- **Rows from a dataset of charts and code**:
□ □ □ □ □

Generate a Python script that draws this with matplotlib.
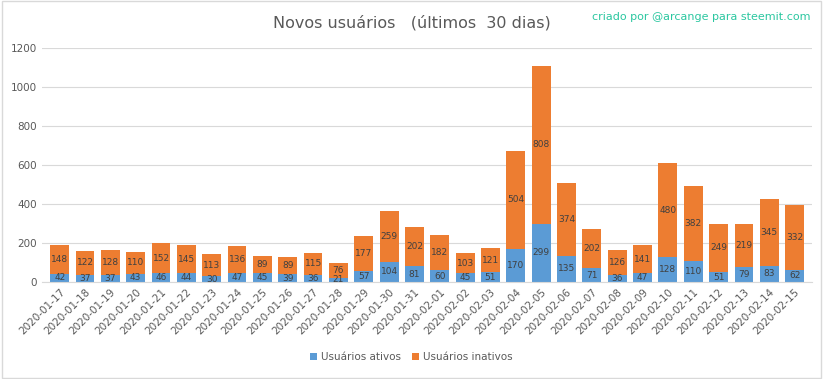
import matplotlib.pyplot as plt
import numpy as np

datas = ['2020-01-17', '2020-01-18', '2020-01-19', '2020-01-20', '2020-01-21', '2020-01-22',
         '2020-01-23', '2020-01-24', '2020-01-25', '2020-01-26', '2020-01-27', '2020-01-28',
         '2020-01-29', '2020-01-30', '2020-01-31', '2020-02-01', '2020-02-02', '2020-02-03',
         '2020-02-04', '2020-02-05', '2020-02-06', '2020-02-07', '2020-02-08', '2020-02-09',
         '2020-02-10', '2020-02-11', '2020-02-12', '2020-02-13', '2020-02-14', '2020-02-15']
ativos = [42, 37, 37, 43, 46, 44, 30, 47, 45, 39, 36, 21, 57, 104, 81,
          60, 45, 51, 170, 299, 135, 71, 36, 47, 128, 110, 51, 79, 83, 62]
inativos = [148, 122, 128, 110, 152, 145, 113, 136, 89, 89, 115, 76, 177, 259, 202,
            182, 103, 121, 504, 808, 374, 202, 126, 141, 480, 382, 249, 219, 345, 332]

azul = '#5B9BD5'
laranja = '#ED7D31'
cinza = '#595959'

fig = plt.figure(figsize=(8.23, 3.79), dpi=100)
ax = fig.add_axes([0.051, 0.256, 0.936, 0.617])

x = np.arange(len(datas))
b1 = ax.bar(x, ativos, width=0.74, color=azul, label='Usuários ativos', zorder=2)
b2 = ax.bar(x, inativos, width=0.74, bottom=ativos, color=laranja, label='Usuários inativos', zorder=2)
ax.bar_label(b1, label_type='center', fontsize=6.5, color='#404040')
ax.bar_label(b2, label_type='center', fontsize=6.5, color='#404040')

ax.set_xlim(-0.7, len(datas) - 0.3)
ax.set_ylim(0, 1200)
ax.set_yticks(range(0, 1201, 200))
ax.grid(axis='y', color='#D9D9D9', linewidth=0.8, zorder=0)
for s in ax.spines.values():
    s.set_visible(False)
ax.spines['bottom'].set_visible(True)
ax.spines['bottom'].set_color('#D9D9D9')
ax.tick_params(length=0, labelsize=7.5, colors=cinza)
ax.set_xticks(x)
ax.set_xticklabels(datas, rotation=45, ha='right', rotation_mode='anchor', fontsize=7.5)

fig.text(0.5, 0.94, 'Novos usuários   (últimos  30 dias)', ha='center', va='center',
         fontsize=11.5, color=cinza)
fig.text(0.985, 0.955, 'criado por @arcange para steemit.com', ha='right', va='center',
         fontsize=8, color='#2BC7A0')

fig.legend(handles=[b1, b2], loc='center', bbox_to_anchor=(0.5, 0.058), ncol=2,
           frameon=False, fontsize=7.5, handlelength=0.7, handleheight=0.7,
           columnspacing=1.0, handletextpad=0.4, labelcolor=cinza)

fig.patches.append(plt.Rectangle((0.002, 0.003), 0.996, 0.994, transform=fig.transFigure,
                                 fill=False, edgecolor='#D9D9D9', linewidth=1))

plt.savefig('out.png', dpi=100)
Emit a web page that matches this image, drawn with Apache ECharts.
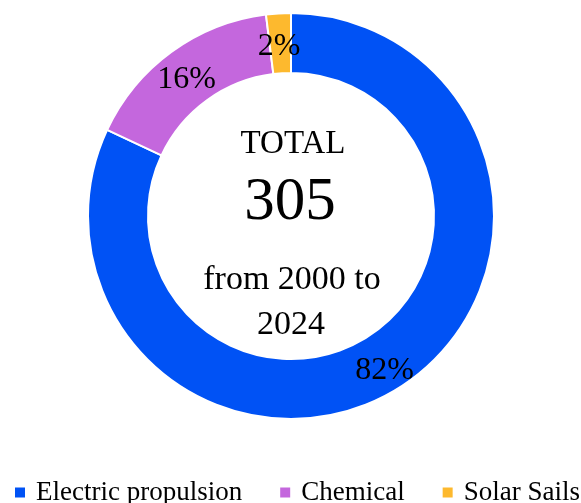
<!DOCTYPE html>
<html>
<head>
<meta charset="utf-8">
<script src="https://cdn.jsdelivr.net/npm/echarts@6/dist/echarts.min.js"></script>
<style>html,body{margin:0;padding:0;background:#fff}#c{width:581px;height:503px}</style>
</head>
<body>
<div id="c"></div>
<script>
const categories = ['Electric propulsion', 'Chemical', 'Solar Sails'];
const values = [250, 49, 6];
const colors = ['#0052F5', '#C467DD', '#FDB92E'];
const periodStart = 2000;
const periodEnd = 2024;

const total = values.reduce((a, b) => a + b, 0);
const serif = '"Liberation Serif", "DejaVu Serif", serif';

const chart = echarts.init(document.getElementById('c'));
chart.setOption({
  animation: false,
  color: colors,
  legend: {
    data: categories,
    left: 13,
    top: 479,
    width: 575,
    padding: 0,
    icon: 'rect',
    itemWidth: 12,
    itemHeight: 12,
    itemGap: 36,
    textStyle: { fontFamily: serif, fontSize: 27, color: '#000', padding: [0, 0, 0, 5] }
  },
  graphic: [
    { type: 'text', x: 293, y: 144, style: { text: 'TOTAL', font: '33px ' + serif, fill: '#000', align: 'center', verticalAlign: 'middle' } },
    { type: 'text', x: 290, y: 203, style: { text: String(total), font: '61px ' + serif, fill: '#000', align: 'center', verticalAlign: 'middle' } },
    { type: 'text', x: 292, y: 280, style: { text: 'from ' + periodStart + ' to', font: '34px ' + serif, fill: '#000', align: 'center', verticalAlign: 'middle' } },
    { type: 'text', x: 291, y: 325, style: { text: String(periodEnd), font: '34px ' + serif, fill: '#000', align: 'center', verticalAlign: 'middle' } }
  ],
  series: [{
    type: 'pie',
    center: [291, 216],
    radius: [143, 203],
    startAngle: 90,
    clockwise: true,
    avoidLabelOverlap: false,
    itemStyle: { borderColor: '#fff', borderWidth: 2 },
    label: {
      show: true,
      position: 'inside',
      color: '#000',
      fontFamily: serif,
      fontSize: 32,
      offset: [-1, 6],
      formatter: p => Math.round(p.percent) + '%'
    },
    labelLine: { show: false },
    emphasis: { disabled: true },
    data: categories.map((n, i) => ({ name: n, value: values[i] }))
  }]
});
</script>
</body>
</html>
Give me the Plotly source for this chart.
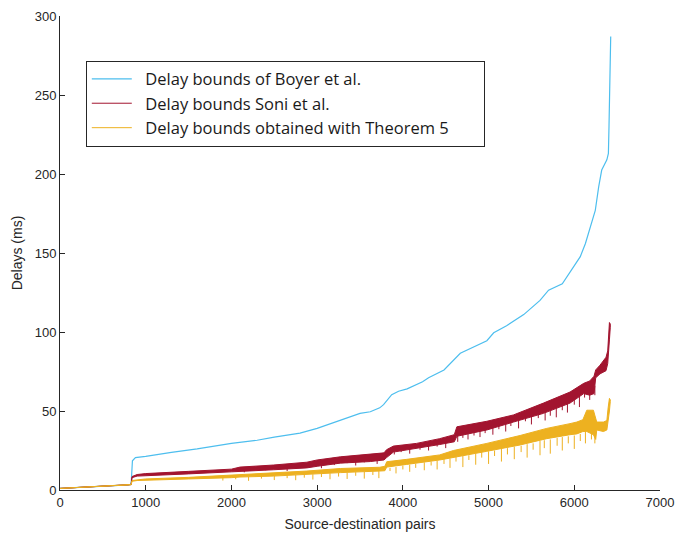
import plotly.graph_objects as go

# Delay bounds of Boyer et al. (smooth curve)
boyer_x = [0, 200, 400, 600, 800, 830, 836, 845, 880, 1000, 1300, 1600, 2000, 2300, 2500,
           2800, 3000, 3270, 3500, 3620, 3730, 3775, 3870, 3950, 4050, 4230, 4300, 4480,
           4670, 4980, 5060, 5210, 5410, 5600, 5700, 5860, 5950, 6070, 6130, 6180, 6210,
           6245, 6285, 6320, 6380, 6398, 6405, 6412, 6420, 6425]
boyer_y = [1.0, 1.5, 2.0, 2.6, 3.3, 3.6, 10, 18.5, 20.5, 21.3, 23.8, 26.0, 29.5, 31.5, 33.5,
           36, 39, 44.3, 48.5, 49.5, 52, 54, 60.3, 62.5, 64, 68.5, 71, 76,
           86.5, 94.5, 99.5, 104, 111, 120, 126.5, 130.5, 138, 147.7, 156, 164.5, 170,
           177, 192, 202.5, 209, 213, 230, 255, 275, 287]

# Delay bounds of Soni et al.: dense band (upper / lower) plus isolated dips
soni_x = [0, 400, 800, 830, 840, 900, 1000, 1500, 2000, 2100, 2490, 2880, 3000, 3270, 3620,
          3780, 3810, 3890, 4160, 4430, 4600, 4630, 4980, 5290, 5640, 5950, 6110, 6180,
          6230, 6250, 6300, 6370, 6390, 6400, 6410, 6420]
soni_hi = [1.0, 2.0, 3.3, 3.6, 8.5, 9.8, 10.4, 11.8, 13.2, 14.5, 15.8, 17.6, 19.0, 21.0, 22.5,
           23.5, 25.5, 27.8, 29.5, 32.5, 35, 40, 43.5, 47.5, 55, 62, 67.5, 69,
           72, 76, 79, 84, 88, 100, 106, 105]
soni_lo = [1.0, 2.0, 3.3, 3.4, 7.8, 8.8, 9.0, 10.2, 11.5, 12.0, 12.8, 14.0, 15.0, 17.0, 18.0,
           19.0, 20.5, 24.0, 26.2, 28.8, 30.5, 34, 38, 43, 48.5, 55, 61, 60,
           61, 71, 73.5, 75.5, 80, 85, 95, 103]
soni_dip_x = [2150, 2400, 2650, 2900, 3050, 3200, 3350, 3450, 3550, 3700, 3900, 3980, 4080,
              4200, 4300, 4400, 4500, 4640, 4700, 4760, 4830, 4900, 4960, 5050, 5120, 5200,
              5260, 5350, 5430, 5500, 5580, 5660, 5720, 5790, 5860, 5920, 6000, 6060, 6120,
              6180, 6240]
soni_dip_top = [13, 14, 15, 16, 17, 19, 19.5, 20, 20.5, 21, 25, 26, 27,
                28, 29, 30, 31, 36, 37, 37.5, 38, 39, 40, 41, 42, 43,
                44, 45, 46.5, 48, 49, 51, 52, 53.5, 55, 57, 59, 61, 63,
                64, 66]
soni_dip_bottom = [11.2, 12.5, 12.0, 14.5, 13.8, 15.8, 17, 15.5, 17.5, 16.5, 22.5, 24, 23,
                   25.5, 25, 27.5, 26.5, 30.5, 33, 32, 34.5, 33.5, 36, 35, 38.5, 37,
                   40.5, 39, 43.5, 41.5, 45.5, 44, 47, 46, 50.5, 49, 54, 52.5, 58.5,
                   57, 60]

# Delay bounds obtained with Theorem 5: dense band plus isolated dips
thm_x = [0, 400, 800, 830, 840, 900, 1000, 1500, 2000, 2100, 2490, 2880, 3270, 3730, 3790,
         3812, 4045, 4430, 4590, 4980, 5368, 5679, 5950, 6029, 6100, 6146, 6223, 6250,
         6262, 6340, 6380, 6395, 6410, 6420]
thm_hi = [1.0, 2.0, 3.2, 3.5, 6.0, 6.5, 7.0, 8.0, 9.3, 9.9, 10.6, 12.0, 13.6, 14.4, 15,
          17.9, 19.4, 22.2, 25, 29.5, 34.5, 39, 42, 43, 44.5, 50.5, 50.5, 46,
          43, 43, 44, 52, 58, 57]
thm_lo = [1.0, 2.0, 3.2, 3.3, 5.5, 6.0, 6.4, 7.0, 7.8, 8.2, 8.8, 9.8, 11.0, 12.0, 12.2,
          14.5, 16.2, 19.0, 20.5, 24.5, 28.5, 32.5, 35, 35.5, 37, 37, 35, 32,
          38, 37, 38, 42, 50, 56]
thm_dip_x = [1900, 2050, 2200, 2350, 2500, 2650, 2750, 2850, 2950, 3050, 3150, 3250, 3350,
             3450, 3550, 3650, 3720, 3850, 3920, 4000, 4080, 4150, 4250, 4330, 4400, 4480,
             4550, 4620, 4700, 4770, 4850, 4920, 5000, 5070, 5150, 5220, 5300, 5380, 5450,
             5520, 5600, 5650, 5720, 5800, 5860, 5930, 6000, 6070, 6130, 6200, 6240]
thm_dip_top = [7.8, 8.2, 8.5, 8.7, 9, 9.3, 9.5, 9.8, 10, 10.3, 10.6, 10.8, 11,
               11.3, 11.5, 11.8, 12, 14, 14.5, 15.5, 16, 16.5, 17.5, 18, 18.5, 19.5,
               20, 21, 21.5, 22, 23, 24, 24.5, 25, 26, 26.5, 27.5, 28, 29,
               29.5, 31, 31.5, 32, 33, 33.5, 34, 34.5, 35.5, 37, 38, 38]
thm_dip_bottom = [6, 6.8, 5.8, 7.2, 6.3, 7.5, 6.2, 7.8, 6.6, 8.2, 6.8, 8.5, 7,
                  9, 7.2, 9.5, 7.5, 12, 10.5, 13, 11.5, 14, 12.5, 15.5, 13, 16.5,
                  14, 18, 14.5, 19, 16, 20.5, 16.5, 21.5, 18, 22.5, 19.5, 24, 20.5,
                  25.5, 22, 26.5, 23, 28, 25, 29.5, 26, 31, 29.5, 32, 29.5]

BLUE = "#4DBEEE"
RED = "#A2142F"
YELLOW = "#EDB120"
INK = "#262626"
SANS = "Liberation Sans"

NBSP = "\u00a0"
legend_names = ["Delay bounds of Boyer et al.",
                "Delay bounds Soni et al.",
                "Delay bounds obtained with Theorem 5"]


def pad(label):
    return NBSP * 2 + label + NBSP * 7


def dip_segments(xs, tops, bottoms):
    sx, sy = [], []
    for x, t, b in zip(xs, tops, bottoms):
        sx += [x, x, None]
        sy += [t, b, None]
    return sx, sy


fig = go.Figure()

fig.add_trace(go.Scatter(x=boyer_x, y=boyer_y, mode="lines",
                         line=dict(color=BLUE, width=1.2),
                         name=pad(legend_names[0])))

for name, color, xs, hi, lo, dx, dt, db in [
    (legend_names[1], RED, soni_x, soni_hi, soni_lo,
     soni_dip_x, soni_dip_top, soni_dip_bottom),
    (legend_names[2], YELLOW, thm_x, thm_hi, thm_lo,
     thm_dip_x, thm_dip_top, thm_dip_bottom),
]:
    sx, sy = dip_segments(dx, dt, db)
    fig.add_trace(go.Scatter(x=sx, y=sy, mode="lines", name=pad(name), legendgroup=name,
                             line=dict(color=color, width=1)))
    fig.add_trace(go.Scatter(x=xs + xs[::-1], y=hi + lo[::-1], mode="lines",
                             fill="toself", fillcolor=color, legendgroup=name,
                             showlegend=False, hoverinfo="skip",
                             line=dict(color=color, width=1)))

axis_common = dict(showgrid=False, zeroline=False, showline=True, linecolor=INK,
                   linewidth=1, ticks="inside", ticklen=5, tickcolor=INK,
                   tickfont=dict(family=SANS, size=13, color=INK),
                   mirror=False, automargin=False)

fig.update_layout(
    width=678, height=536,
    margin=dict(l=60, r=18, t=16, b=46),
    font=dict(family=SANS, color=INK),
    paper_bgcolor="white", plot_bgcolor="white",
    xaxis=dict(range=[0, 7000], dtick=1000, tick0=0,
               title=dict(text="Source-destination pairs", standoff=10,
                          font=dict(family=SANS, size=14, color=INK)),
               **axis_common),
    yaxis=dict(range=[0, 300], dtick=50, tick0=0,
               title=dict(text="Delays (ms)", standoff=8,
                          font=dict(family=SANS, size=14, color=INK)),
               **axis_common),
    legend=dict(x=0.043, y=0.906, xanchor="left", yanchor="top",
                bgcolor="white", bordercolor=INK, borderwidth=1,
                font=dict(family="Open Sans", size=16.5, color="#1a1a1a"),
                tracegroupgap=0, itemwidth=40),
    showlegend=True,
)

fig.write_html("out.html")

□ □ □ □ □

Omit all pictures, then copy the lines between the ones holding "Give me the Plotly source for this chart." and "import plotly.graph_objects as go", inclusive.

Give me the Plotly source for this chart.
import plotly.graph_objects as go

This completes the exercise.